The Wolf Border begins in Idaho, where Rachel is working on a similar project. Soon, she is summoned back to the area where she was raised; not long afterwards, she accepts a job offer from an English aristocrat to engage in what may be a quixotic task. And as the novel proceeds, landscapes are juxtaposed: Rachel’s childhood in Thatcher-era Great Britain contrasted with her extensive time in the western United States, and that in turn contrasted with her current project, and the parklands in which she works. It all leads to plenty of evocative prose: like Gardner, Hall often describes a landscape in a way that a character moves through it, although Rachel’s forms of transportation are more varied than those utilized in Fat City.

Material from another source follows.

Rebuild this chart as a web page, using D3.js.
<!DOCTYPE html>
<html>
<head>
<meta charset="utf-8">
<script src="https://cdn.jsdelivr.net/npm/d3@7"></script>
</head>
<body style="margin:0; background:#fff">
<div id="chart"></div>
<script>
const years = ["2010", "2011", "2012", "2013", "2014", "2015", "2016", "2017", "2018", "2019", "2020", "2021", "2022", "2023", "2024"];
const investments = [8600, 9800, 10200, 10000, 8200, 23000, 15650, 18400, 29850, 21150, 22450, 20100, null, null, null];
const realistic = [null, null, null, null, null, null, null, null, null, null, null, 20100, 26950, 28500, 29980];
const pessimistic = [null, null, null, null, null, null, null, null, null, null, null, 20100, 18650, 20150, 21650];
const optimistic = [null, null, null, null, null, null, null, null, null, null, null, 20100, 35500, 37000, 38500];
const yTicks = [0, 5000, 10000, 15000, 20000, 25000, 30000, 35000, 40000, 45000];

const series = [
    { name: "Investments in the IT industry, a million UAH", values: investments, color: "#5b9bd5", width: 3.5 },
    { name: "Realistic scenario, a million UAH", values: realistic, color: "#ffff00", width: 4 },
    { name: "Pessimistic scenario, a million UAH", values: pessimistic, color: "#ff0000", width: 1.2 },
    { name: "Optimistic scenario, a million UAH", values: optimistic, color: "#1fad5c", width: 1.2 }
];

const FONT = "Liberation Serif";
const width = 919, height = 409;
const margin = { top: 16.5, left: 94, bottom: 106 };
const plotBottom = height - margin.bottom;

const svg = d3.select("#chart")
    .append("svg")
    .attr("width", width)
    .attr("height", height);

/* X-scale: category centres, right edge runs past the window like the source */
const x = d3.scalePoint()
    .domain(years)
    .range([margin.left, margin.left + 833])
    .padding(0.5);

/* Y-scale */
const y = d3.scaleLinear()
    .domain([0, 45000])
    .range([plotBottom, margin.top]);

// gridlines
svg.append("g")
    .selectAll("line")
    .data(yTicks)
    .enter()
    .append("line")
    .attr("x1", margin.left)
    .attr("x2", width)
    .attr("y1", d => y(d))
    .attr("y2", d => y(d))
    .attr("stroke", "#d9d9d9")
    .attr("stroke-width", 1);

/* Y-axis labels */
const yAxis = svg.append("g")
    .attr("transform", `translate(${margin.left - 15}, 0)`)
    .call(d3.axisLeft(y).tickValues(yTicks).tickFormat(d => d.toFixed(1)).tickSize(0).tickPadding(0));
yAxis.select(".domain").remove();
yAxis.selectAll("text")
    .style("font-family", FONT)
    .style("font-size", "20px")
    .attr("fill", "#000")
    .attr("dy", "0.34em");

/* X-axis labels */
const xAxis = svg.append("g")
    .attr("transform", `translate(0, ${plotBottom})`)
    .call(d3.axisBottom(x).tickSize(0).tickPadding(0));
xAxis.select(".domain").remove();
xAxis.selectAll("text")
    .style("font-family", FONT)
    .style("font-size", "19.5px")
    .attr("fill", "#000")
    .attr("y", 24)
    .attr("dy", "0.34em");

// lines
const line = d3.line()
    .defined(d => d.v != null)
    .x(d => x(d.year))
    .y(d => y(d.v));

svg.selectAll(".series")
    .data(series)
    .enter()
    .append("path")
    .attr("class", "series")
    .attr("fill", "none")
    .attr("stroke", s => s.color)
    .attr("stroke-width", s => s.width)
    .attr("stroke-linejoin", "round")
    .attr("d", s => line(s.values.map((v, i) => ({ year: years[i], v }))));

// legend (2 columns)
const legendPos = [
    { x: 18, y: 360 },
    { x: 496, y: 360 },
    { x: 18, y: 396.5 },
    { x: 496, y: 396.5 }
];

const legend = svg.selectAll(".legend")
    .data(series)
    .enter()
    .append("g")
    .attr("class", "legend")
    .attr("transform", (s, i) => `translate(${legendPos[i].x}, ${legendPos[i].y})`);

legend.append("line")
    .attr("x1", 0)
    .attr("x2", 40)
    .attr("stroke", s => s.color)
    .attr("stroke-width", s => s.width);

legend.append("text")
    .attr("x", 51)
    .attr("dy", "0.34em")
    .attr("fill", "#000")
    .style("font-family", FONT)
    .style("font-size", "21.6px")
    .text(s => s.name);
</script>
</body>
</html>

Hall’s descriptive powers regularly impress over the course of The Wolf Border. Her description of Rachel, in her new residence after taking the position in Cumbria, looking at her surroundings gives both a sense of her own mindset and that of the landscape surrounding her.

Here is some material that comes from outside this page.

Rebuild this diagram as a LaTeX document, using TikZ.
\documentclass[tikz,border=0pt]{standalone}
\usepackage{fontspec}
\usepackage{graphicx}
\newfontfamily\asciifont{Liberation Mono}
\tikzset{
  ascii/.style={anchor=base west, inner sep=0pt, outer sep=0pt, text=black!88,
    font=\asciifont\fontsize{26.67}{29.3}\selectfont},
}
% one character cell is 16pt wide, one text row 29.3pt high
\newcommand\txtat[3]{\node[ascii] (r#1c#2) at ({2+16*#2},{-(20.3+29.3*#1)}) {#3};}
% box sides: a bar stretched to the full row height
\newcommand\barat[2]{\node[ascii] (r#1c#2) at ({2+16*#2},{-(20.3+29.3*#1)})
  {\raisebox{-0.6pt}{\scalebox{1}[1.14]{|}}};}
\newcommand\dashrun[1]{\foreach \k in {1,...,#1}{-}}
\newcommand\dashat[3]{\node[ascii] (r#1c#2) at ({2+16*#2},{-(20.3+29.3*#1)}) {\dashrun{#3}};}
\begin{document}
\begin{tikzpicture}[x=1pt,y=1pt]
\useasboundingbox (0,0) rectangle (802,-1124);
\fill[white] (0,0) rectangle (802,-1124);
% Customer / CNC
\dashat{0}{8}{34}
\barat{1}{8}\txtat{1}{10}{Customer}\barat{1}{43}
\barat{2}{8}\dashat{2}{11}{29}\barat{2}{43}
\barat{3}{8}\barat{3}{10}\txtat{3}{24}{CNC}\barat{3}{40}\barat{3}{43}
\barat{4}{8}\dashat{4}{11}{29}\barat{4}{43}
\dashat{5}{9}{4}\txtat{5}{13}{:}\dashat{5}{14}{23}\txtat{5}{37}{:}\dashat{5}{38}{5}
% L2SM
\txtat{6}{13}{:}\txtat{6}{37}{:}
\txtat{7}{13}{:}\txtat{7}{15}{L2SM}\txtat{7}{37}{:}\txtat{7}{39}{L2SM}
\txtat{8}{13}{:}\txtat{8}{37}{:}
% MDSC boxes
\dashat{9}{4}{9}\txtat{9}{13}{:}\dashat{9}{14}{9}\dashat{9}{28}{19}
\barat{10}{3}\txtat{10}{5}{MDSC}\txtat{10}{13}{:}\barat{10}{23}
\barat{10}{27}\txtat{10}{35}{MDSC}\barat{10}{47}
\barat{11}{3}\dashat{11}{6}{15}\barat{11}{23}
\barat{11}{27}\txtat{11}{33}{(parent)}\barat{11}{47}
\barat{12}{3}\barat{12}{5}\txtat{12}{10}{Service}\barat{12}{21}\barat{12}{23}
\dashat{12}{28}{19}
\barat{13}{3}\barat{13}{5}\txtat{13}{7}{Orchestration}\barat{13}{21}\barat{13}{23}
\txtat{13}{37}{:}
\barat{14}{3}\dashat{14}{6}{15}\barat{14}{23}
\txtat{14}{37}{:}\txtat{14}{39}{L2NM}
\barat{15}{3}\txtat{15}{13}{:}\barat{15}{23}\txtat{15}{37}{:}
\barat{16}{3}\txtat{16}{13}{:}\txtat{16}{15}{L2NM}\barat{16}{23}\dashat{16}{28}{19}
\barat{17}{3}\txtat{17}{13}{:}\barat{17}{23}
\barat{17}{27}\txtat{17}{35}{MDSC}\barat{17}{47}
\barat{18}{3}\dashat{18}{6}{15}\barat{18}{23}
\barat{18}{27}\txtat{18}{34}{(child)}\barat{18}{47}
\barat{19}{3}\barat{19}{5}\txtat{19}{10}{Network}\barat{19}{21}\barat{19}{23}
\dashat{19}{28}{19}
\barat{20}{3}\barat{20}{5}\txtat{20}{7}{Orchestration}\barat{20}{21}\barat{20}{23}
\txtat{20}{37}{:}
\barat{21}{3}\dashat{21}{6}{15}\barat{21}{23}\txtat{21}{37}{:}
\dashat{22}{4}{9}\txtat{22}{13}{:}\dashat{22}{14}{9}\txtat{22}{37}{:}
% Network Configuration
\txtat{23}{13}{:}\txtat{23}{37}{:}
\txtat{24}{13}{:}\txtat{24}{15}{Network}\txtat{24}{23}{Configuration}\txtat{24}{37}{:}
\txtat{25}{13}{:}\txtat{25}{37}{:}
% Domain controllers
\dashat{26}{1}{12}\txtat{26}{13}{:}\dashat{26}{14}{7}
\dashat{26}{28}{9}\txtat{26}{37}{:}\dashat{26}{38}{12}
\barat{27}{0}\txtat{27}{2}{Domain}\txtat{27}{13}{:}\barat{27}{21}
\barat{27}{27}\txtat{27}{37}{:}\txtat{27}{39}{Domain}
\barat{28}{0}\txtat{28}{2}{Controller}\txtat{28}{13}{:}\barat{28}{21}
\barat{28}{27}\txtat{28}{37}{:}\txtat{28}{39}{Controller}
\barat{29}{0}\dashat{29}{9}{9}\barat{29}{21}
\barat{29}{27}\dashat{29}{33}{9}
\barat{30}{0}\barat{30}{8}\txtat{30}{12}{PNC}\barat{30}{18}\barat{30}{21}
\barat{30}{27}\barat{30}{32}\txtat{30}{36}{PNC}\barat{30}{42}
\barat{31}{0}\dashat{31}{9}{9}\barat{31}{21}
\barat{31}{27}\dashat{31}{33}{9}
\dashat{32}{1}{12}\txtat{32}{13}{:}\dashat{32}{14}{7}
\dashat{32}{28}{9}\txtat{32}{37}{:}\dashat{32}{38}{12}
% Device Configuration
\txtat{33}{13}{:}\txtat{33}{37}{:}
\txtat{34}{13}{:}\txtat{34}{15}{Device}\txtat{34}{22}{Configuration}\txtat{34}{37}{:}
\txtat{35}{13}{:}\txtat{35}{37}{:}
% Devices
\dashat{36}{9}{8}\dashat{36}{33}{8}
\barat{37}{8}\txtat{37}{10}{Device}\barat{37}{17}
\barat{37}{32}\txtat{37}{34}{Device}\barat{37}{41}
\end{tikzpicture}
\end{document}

She sits on the bed and looks out. The quince’s leaves agitate in the wind. It seems too far north for such a tree, but the estate also has its forcing houses, an orangery, alongside the traditional meadows and the rose beds. A small grey bird is creeping up the trunk, pausing, creeping up again. An ersatz paradise, she thinks.

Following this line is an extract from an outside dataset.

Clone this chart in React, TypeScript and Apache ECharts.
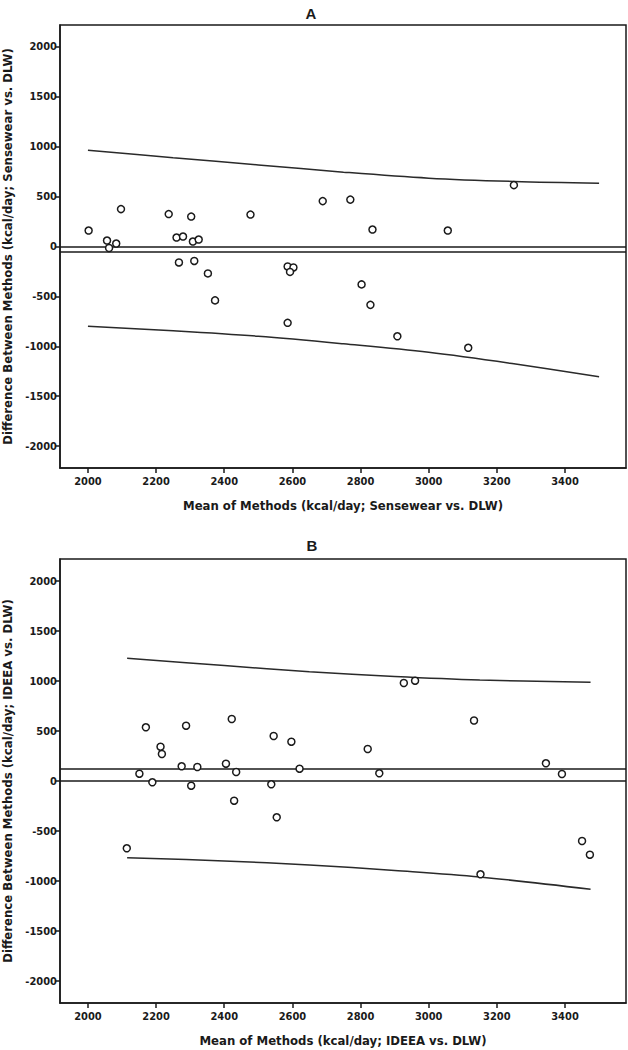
import React, { useEffect, useRef } from "react";
import * as echarts from "echarts";

// Panel A: Sensewear vs DLW
const A_MEAN = [2002, 2056, 2062, 2083, 2097, 2237, 2260, 2279, 2303, 2308, 2325, 2477, 2689, 2770, 2835, 3056, 3250, 2267, 2312, 2352, 2373, 2586, 2603, 2593, 2586, 2803, 2829, 2908, 3116];
const A_DIFF = [160, 60, -15, 30, 375, 325, 90, 100, 300, 50, 70, 320, 455, 470, 170, 160, 615, -160, -145, -270, -540, -200, -210, -255, -765, -380, -585, -900, -1015];
const A_BIAS = -57;
const A_LOA_X = [2000, 2250, 2500, 2750, 3000, 3250, 3500];
const A_UPPER = [965, 890, 818, 745, 685, 652, 635];
const A_LOWER = [-800, -845, -900, -975, -1060, -1175, -1305];

// Panel B: IDEEA vs DLW
const B_MEAN = [2927, 2960, 2422, 3133, 2170, 2288, 2213, 2217, 2545, 2597, 2821, 2275, 2321, 2405, 2435, 2621, 2855, 3344, 3391, 2151, 2189, 2303, 2538, 2429, 2554, 2114, 3450, 3473, 3152];
const B_DIFF = [980, 1003, 620, 605, 537, 553, 343, 270, 450, 393, 320, 147, 140, 173, 90, 123, 77, 177, 70, 73, -13, -47, -33, -197, -363, -673, -600, -737, -933];
const B_BIAS = 120;
const B_LOA_X = [2115, 2400, 2650, 2900, 3150, 3475];
const B_UPPER = [1227, 1155, 1093, 1045, 1010, 987];
const B_LOWER = [-767, -800, -840, -895, -960, -1083];

const X_TICKS = [2000, 2200, 2400, 2600, 2800, 3000, 3200, 3400];
const Y_TICKS = [-2000, -1500, -1000, -500, 0, 500, 1000, 1500, 2000];

const FONT = "'Liberation Sans Narrow', 'Arial Narrow', 'DejaVu Sans Condensed', sans-serif";
const INK = "#1a1a1a";

function zip(xs: number[], ys: number[]) {
  return xs.map((x, i) => [x, ys[i]]);
}

export default function App() {
  const ref = useRef<HTMLDivElement>(null);
  useEffect(() => {
    document.body.style.margin = "0";
    if (!ref.current) return;
    const chart = echarts.init(ref.current, null, { renderer: "svg" });

    const mkX = (gi: number, name: string) => ({
      gridIndex: gi,
      type: "value",
      min: 1918,
      max: 3579,
      name,
      nameLocation: "middle",
      nameGap: 31,
      nameTextStyle: { fontFamily: FONT, fontWeight: "bold", fontSize: 13, color: INK },
      axisLine: { show: true, onZero: false, lineStyle: { color: INK, width: 1.5 } },
      axisTick: { show: true, length: 5, customValues: X_TICKS, lineStyle: { color: INK, width: 1.5 } },
      axisLabel: {
        customValues: X_TICKS,
        margin: 8,
        fontFamily: FONT,
        fontWeight: "bold",
        fontSize: 11,
        color: INK,
        formatter: (v: number) => String(v),
      },
      splitLine: { show: false },
    });
    const mkY = (gi: number, name: string) => ({
      gridIndex: gi,
      type: "value",
      min: -2220,
      max: 2220,
      name,
      nameLocation: "middle",
      nameGap: 45,
      nameTextStyle: { fontFamily: FONT, fontWeight: "bold", fontSize: 13, color: INK },
      axisLine: { show: true, onZero: false, lineStyle: { color: INK, width: 1.5 } },
      axisTick: { show: true, length: 5, customValues: Y_TICKS, lineStyle: { color: INK, width: 1.5 } },
      axisLabel: {
        customValues: Y_TICKS,
        margin: 3,
        fontFamily: FONT,
        fontWeight: "bold",
        fontSize: 11,
        color: INK,
        formatter: (v: number) => String(v),
      },
      splitLine: { show: false },
    });

    const scatter = (gi: number, xs: number[], ys: number[], bias: number) => ({
      type: "scatter",
      xAxisIndex: gi,
      yAxisIndex: gi,
      data: zip(xs, ys),
      symbol: "circle",
      symbolSize: 7,
      z: 5,
      itemStyle: { color: "#fff", borderColor: INK, borderWidth: 1.5, opacity: 1 },
      markLine: {
        silent: true,
        symbol: ["none", "none"],
        label: { show: false },
        lineStyle: { color: INK, width: 1.5, type: "solid" },
        data: [{ yAxis: 0 }, { yAxis: bias }],
        z: 2,
      },
    });
    const loa = (gi: number, xs: number[], ys: number[]) => ({
      type: "line",
      xAxisIndex: gi,
      yAxisIndex: gi,
      data: zip(xs, ys),
      smooth: 0.35,
      showSymbol: false,
      symbol: "none",
      z: 3,
      lineStyle: { color: "#2a2a2a", width: 1.5 },
    });

    const titleStyle = { fontFamily: "'Liberation Sans', Arial, sans-serif", fontWeight: "bold", fontSize: 15, color: INK };
    chart.setOption({
      animation: false,
      backgroundColor: "#fff",
      title: [
        { text: "A", left: 306, top: 1, textAlign: "center", textStyle: titleStyle },
        { text: "B", left: 307, top: 533, textAlign: "center", textStyle: titleStyle },
      ],
      grid: [
        { left: 60, top: 25, width: 566, height: 443, outerBoundsMode: "none", containLabel: false, show: true, borderColor: INK, borderWidth: 1.5, backgroundColor: "transparent" },
        { left: 60, top: 559, width: 566, height: 444, outerBoundsMode: "none", containLabel: false, show: true, borderColor: INK, borderWidth: 1.5, backgroundColor: "transparent" },
      ],
      xAxis: [
        mkX(0, "Mean of Methods (kcal/day; Sensewear vs. DLW)"),
        mkX(1, "Mean of Methods (kcal/day; IDEEA vs. DLW)"),
      ],
      yAxis: [
        mkY(0, "Difference Between Methods (kcal/day; Sensewear vs. DLW)"),
        mkY(1, "Difference Between Methods (kcal/day; IDEEA vs. DLW)"),
      ],
      series: [
        scatter(0, A_MEAN, A_DIFF, A_BIAS),
        loa(0, A_LOA_X, A_UPPER),
        loa(0, A_LOA_X, A_LOWER),
        scatter(1, B_MEAN, B_DIFF, B_BIAS),
        loa(1, B_LOA_X, B_UPPER),
        loa(1, B_LOA_X, B_LOWER),
      ],
    });
    return () => chart.dispose();
  }, []);
  return <div ref={ref} style={{ width: 628, height: 1050 }} />;
}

Note, too, the way that agitate imparts a character to the leaves themselves. In a different context, this might not work; for someone whose life’s work is looking at the connections among all members of an ecosystem, it seems exactly right. There’s so much there: both a concise description of the space around Rachel and an essential guide to how she herself interprets it. For a book in which questions of perception take an increasingly key position, this, too, is fitting.
The Wolf Border is set over several seasons, and one of the subtler things that Hall does is showcase how certain spaces change over time. Here, for instance, is her evocation of the end of winter:
When the weather lifts, it feels as if a dire, convulsive event has passed: miscarriage or seizure. There is a sudden upswing in temperature, ten degrees and more, alarming in its own right. Meltwater flows over the measled remnant snow. The earth is left slack and raw, streams trickle in the road, downhill, into culvers and under cattle grids. Pools of water all over the landscape flicker like poured metal.
It’s a near-perfect example of prose suggesting perception. Rachel is a scientist, with the accompanying focus on evidence, on data, and on empirical knowledge. But as the novel continues, certain elements of ambiguity also come into play, and it’s here that having a sense of the world as she sees it becomes intrinsic and vital.
A description of a setting isn’t an easy thing to create. In some cases, it may not even be needed for the story being told. But in these three books, those descriptions are essential. Whether using a singular detail or a memorable onrush of images, these books help show that a setting need not be a static aspect of a book; instead, it can be vital to the themes of the story being told. Why have a location be a kind of character when it can be so much more?